For Boris, the lockdown in Les Sables began a week ago. His technical team has been in strict quarantine since yesterday. It is important not to take any more risks in the last few days before the start. Because anyone who would test positive in the last corona test today would be excluded from the race. The years of preparation would have been in vain.

As with all teams, Team Malizia's players are kept far away from the action and strictly separated from each other. The organisation pays extreme attention to compliance with the hygiene rules. Meticulous work has been done to ensure a smooth start on Sunday.

Past the strict inspectors, an unusual, almost disturbing picture emerged. The tent city in the harbour of the legendary coastal town in the Vendée department on the French Bay of Biscay coast is beautifully decorated, but deserted. The entire traffic routing had already been adapted weeks ago, but there are no cars. Even from a distance, the starting harbour in the centre is reminiscent of a ghost town.

There are posters at every junction, barriers, marquees, snack and sponsor stalls, stages - everything as usual. But nothing is happening anywhere. Tarpaulins and flags rattle unnoticed in the wind. Somewhere, music is blaring from a stage, probably to brighten up the gloom. But for whom? Despite everything, a few stand builders are still tinkering with installations that nobody will ever enter. There will be no crowds queuing in front of the otherwise coveted souvenir stands. And dozens of brand new, heavily motorised inflatable boats are lined up in the water, plastered with banners, which will be in use on Sunday. But nobody needs them yet. It's like a place in a deep sleep.

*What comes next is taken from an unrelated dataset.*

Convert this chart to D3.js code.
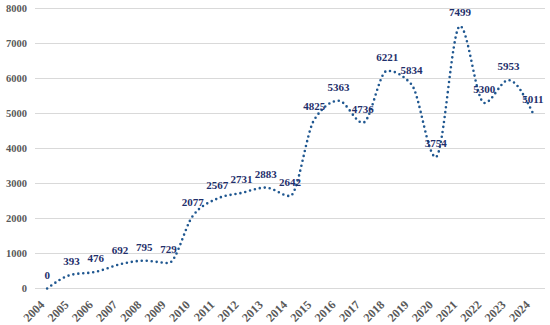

The strangely tranquil scene takes place against the imposing backdrop of the 33-boat Vendée fleet, which - as if nothing were wrong - awaits its pilots in the centre of the large marina on the Vendée Globe quay. The large, yet delicate solo racers gleam in the sun with their monstrous wing masts. You can sense their tremendous speed potential even when they are stationary.

Individual team members put the finishing touches to the boats. The huge foils and rudder blades are striking. You have to take a closer look to recognise the many remote-controlled video camera installations that help the skippers to check the trim in the cockpit or below deck.

Most recently, the helpers loaded provisions, fresh fruit and vegetables on board. At least for the first week or two, this offers a welcome change from the pre-cooked or freeze-dried rations that will make up the bulk of the food intake for the next 70 or 80 days.

People greet each other, masks in front of their faces, with a knowing, depressed nod. Like seals, divers unexpectedly lift their heads out of the turquoise, murky harbour water here and there. They inspect and clean the hulls from below.

The mood is cautious - there is still too much at stake - but cautiously optimistic. The protagonists have not yet been released into the vastness of the ocean. Anyone who has seen the situation in recent months knows that almost anything can change on a daily basis.

Only one thing seems to be certain: Sunday 1:02 pm it starts!